Французская революция обладала свойством, которое чувствовали все; его можно назвать внезапной античностью. Ее увлечение классицизмом не было лицемерным. Когда она случилась, показалось, что история отмотала несколько тысяч лет назад. Она говорила притчами; она стучала копьями и надела жуткий фригийский колпак. Кто-то счел все это миражом, кому-то показалось, что ожили вечные статуи. Самые напряженные фигуры были к тому же обнаженными и заставляли обратить на себя внимание. Насколько же комично, что в то же самое время совсем рядом входили в моду зонтики, а кое-кто уже пробовал щеголять в цилиндрах.
Любопытно, что полноту картине, часть которой находится как бы за пределами мира, придают два символических события, два насильственных акта. Революция началась с взятия старой и практически пустой тюрьмы, называемой Бастилией, и мы считаем это событие началом революции, в то время как подлинная революция началась лишь через некоторое время. Закончилось же все, когда в 1815 году встретились Веллингтон и Блюхер – именно это событие стало концом Наполеона, хотя на самом деле впервые Наполеон пал раньше.
Но народные представления справедливы, как обычно и случается – толпа ведь художник, а не ученый. Мятеж 14 июля освобождал узников не внутри Бастилии, а узников вокруг нее. Наполеон при Ватерлоо был уже призраком самого себя. Но Ватерлоо стало финалом именно потому, что случилось после воскрешения призрака и его вторичной смерти. В этом втором случае вообще много странных символов.
Нерешительная двойная битва накануне Ватерлоо похожа на раздвоение личности во сне. Она отсылает нас к противоречиям сознания англичан. Мы увязываем Катр-Бра[76] с чем-то романтически-сентиментальным, вроде Байрона и «Чёрного брауншвейгца»[77]. Естественно, мы сочувствуем Веллингтону, противостоявшему Нею. Но мы не сочувствуем, и даже тогда мы не особенно сочувствовали, Блюхеру, противостоящему Наполеону.

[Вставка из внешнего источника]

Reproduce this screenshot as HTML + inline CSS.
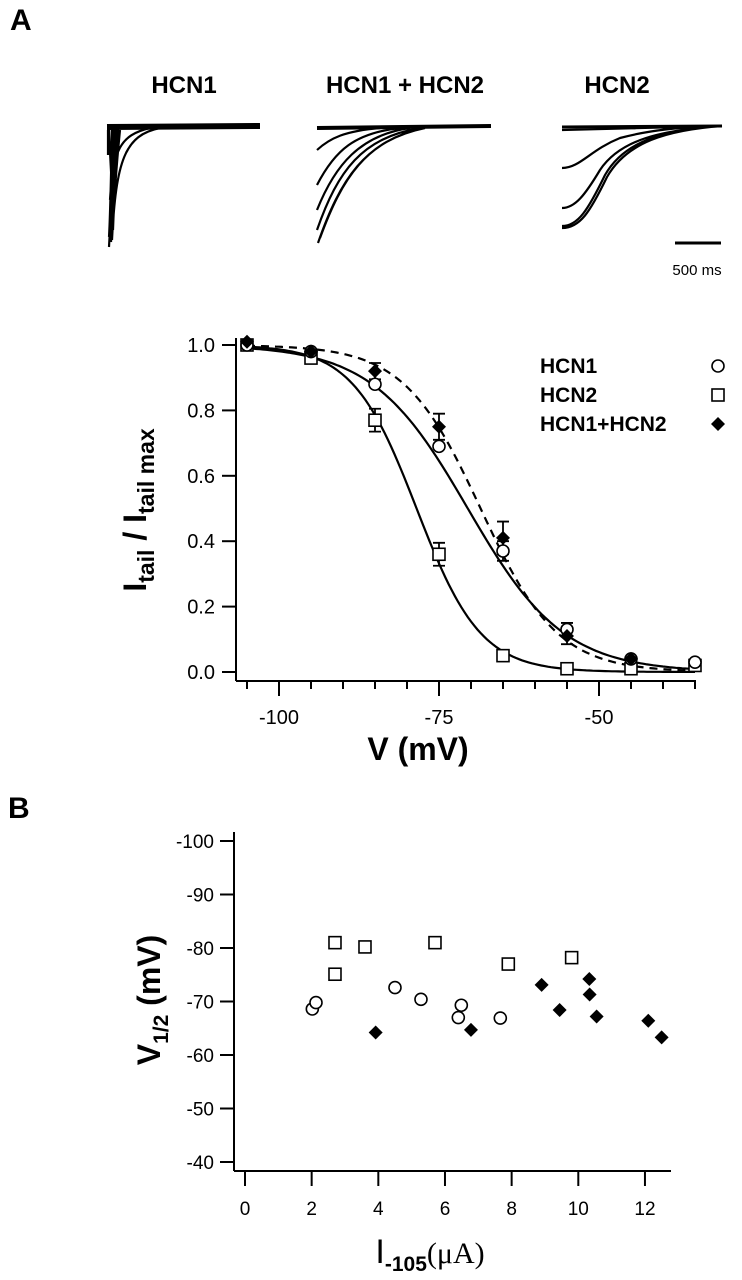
<!DOCTYPE html>
<html><head><meta charset="utf-8"><style>
body{margin:0;background:#fff;}
svg{display:block;font-family:"Liberation Sans",sans-serif;}
</style></head><body>
<svg id="fig" width="742" height="1280" viewBox="0 0 742 1280">
<text x="10" y="30" font-size="30" font-weight="bold">A</text>
<text x="8" y="818" font-size="30" font-weight="bold">B</text>
<g font-size="24" font-weight="bold" text-anchor="middle">
<text x="184" y="93">HCN1</text>
<text x="405" y="93">HCN1 + HCN2</text>
<text x="617" y="93">HCN2</text>
</g>
<g fill="none" stroke="#000" stroke-width="2.2">
<path d="M107,127 L260,126" stroke-width="6"/>
<path d="M108,130 L108,155 M109,128 C110,160 112,180 112,200 M112,128 C111,180 110,220 109,237 M114,128 C112,190 110,230 109,247 M116,128 C114,190 112,225 111,242 M118,129 C115,185 113,220 112,240 M120,130 C116,170 114,200 113,230 M110,200 C113,150 120,135 150,128 M112,240 C116,160 125,135 160,128"/>
<path d="M317,128 L491,126" stroke-width="4"/>
<path d="M317,150 C330,138 345,131 380,128 M317,185 C335,150 355,133 400,128 M317,210 C335,165 360,135 410,128 M317,230 C338,170 362,138 420,128 M318,243 C340,180 365,140 425,128 M320,238 C342,178 366,140 425,128"/>
<path d="M562,127 L722,126" stroke-width="3"/>
<path d="M562,130 C600,129 640,128 722,126 M562,168 C580,168 590,150 620,138 C650,130 680,127 722,126 M562,208 C575,208 585,195 600,170 C620,140 660,130 722,126 M562,226 C578,226 588,210 605,175 C625,140 665,130 722,126 M562,228 C580,228 590,212 607,177 C627,142 667,130 722,126"/>
<line x1="675" y1="243" x2="721" y2="243" stroke-width="3"/>
</g>
<text x="697" y="275" font-size="15" text-anchor="middle">500 ms</text>
<g id="chartA"></g>
<g id="chartB"></g>
</svg>
<script>
const NS="http://www.w3.org/2000/svg";
// ---------- Chart A data ----------
const voltages=[-105,-95,-85,-75,-65,-55,-45,-35];
const hcn1Vals=[1.0,0.98,0.88,0.69,0.37,0.13,0.04,0.03];
const hcn2Vals=[1.0,0.96,0.77,0.36,0.05,0.01,0.01,0.02];
const hcn12Vals=[1.01,0.98,0.92,0.75,0.41,0.11,0.04,null];
const hcn12Err=[0,0,0.025,0.04,0.05,0.025,0,0];
const hcn2ErrB=[0,0,0.035,0.035,0,0,0,0];
const hcn1Err=[0,0,0,0,0.03,0.02,0,0];
const fitHalf=[-70.5,-78.5,-68.5];
const fitSlope=[7.5,5,6];
const xTicksA=[-100,-75,-50];
const yTicksA=[0,0.2,0.4,0.6,0.8,1.0];
const yTickLabelsA=["0.0","0.2","0.4","0.6","0.8","1.0"];
// ---------- Chart B data ----------
const hcn1I=[2.02,2.13,4.5,5.28,6.49,6.4,7.66];
const hcn1V=[-68.6,-69.8,-72.6,-70.4,-69.3,-67.0,-66.9];
const hcn2I=[2.7,2.7,3.6,5.7,7.9,9.8];
const hcn2V=[-81,-75.1,-80.2,-81,-77,-78.2];
const hcn12I=[3.92,6.78,8.9,9.44,10.33,10.34,10.55,12.1,12.5];
const hcn12V=[-64.2,-64.7,-73.1,-68.4,-74.2,-71.3,-67.2,-66.4,-63.3];
const xTicksB=[0,2,4,6,8,10,12];
const yTicksB=[-100,-90,-80,-70,-60,-50,-40];

function el(tag,attrs,parent){const e=document.createElementNS(NS,tag);for(const k in attrs)e.setAttribute(k,attrs[k]);parent.appendChild(e);return e;}
function circle(p,x,y,name){const e=el('circle',{cx:x,cy:y,r:6,fill:'#fff',stroke:'#000','stroke-width':1.6},p);}
function square(p,x,y,name){const e=el('rect',{x:x-6,y:y-6,width:12,height:12,fill:'#fff',stroke:'#000','stroke-width':1.6},p);}
function diamond(p,x,y,name){const e=el('path',{d:`M${x},${y-7}L${x+7},${y}L${x},${y+7}L${x-7},${y}Z`,fill:'#000'},p);}

// ---------- Chart A ----------
const A=document.getElementById('chartA');
const ax=v=>279+(v+100)*6.4;
const ay=v=>672-v*327;
let l=el('line',{x1:236,y1:338,x2:236,y2:681,stroke:'#000','stroke-width':2},A);


l=el('line',{x1:236,y1:681,x2:696,y2:681,stroke:'#000','stroke-width':2},A);


for(let v=-105;v<=-35;v+=5){const major=(v%25===0);
 const t=el('line',{x1:ax(v),y1:681,x2:ax(v),y2:major?696:689,stroke:'#000','stroke-width':2},A);
 
 }
xTicksA.forEach(v=>{const t=el('text',{x:ax(v),y:724,'font-size':20,'text-anchor':'middle'},A);t.textContent=v;
 
 });
yTicksA.forEach((v,i)=>{const t=el('line',{x1:222,y1:ay(v),x2:236,y2:ay(v),stroke:'#000','stroke-width':2},A);
 
 
 const tx=el('text',{x:215,y:ay(v)+7,'font-size':20,'text-anchor':'end'},A);tx.textContent=yTickLabelsA[i];
 
 });
const fitNames=['fit-hcn1','fit-hcn2','fit-hcn1-hcn2'];
fitHalf.forEach((h,i)=>{let d='';for(let v=-105;v<=-35;v+=0.5){const f=1/(1+Math.exp((v-h)/fitSlope[i]));d+=(d?'L':'M')+ax(v).toFixed(1)+','+ay(f).toFixed(1);}
 const p=el('path',{d:d,fill:'none',stroke:'#000','stroke-width':2.2},A);
 if(i===2)p.setAttribute('stroke-dasharray','8,6');
 
 });
function errbar(x,v,e,name){if(!e)return;const g=el('path',{d:`M${x},${ay(v+e)}V${ay(v-e)}M${x-6},${ay(v+e)}H${x+6}M${x-6},${ay(v-e)}H${x+6}`,stroke:'#000','stroke-width':1.8,fill:'none'},A);
 
 }
voltages.forEach((v,i)=>{
 errbar(ax(v),hcn2Vals[i],hcn2ErrB[i],'error-bar-hcn2');
 errbar(ax(v),hcn1Vals[i],hcn1Err[i],'error-bar-hcn1');
 if(hcn12Vals[i]!==null)errbar(ax(v),hcn12Vals[i],hcn12Err[i],'error-bar-hcn1-hcn2');
 square(A,ax(v),ay(hcn2Vals[i]),'point-hcn2');
 circle(A,ax(v),ay(hcn1Vals[i]),'point-hcn1');
 if(hcn12Vals[i]!==null)diamond(A,ax(v),ay(hcn12Vals[i]),'point-hcn1-hcn2');});
const leg=[['HCN1',366],['HCN2',395],['HCN1+HCN2',424]];
leg.forEach((e,i)=>{const t=el('text',{x:540,y:e[1]+7,'font-size':21,'font-weight':'bold'},A);t.textContent=e[0];
 
 
 if(i===0)circle(A,718,e[1],'legend-marker-hcn1');
 if(i===1)square(A,718,e[1],'legend-marker-hcn2');
 if(i===2)diamond(A,718,e[1],'legend-marker-hcn1-hcn2');});
let yt=el('text',{transform:'translate(146,510) rotate(-90)','text-anchor':'middle','font-size':32,'font-weight':'bold'},A);
yt.innerHTML='I<tspan font-size="23" dy="8">tail</tspan><tspan dy="-8"> / I</tspan><tspan font-size="23" dy="8">tail max</tspan>';


let xt=el('text',{x:418,y:760,'text-anchor':'middle','font-size':32,'font-weight':'bold'},A);xt.textContent='V (mV)';



// ---------- Chart B ----------
const B=document.getElementById('chartB');
const bx=v=>245+v*33.33;
const by=v=>1162-(v+40)*(-5.35);
l=el('line',{x1:234,y1:832,x2:234,y2:1171,stroke:'#000','stroke-width':2},B);


l=el('line',{x1:234,y1:1171,x2:671,y2:1171,stroke:'#000','stroke-width':2},B);


xTicksB.forEach(v=>{const t=el('line',{x1:bx(v),y1:1171,x2:bx(v),y2:1186,stroke:'#000','stroke-width':2},B);
 
 
 const tx=el('text',{x:bx(v),y:1215,'font-size':19,'text-anchor':'middle'},B);tx.textContent=v;
 
 });
yTicksB.forEach(v=>{const t=el('line',{x1:220,y1:by(v),x2:234,y2:by(v),stroke:'#000','stroke-width':2},B);
 
 
 const tx=el('text',{x:214,y:by(v)+7,'font-size':19,'text-anchor':'end'},B);tx.textContent=v;
 
 });
hcn2I.forEach((v,i)=>square(B,bx(v),by(hcn2V[i]),'point-hcn2'));
hcn1I.forEach((v,i)=>circle(B,bx(v),by(hcn1V[i]),'point-hcn1'));
hcn12I.forEach((v,i)=>diamond(B,bx(v),by(hcn12V[i]),'point-hcn1-hcn2'));
yt=el('text',{transform:'translate(160,1000) rotate(-90)','text-anchor':'middle','font-size':32,'font-weight':'bold'},B);
yt.innerHTML='V<tspan font-size="21" dy="8">1/2</tspan><tspan dy="-8"> (mV)</tspan>';


xt=el('text',{x:430,y:1263,'text-anchor':'middle','font-size':34},B);
xt.innerHTML='I<tspan font-size="21" font-weight="bold" dy="8">-105</tspan><tspan dy="-8" font-family="Liberation Serif" font-size="30">(μA)</tspan>';


</script>
</body></html>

Германия жаловалась, что мы в упор не видели усердия пруссаков в те решительные дни. А ведь надо было. Даже в те времена англичане относились к ним не с участием, а как к огромному позору. Веллингтон, самый мрачный и самый недружелюбный из тори, не питавший симпатий ни к французам, ни к кому-либо еще из рода человеческого, выбрал для прусской армии слова совершенного отвращения. Пиль[78], самый чопорный и снобистский тори, который когда-либо благодарил «наших отважных союзников» в холодной официальной речи, не стал сдерживать себя, когда говорил о людях Блюхера.
Наши средние классы часто украшали прихожие репродукцией картины «Встреча Веллингтона и Блюхера»[79]. С тем же успехом можно было повесить картину с рукопожатием Пилата и Ирода. Но после этой встречи над пеплом Угомона[80] они отправились топтать угольки демократии, то есть заниматься тем, чем пруссаки занимались всегда. Мы знаем, о чем думал ироничный аристократ родом из ожесточенной Ирландии[81], и нам не важно, о чем думал Блюхер, когда его солдаты вошли в Париж и украли меч Жанны д’ Арк.
IV. Пришествие янычар
Покойный лорд Солсбери[82], печальный человек с хорошим чувством юмора, сделал множество официальных и серьезных заявлений, которые затем были опровергнуты или уличены во лжи, а также много частных и вольных замечаний, куда более значимых, а то и бессмертных. Он поразил жесткую и ложную идеологию «социальных преобразований», когда говорил о том, что пабы спаивают людей. По его словам, в Хатфилде есть много спальных мест, но они не делают его сонным местом.
За такие образы ему можно простить речи, сказанные им о «живых и умирающих нациях», хотя если нации живут, то почему бы им и не умирать. С тем же настроем он включил ирландскую нацию в «кельтскую бахрому» на западе Англии. Необходимо заметить, что в таком случае бахрома существенно больше того, к чему она пристрочена. Но злая ирония времени отомстила ему за поругание ирландцев тем, что случилось с другой бахромой британского одеяния на Северном море, которую он с пренебрежением оторвал. Имя ей было Гельголанд, и он отдал ее немцам.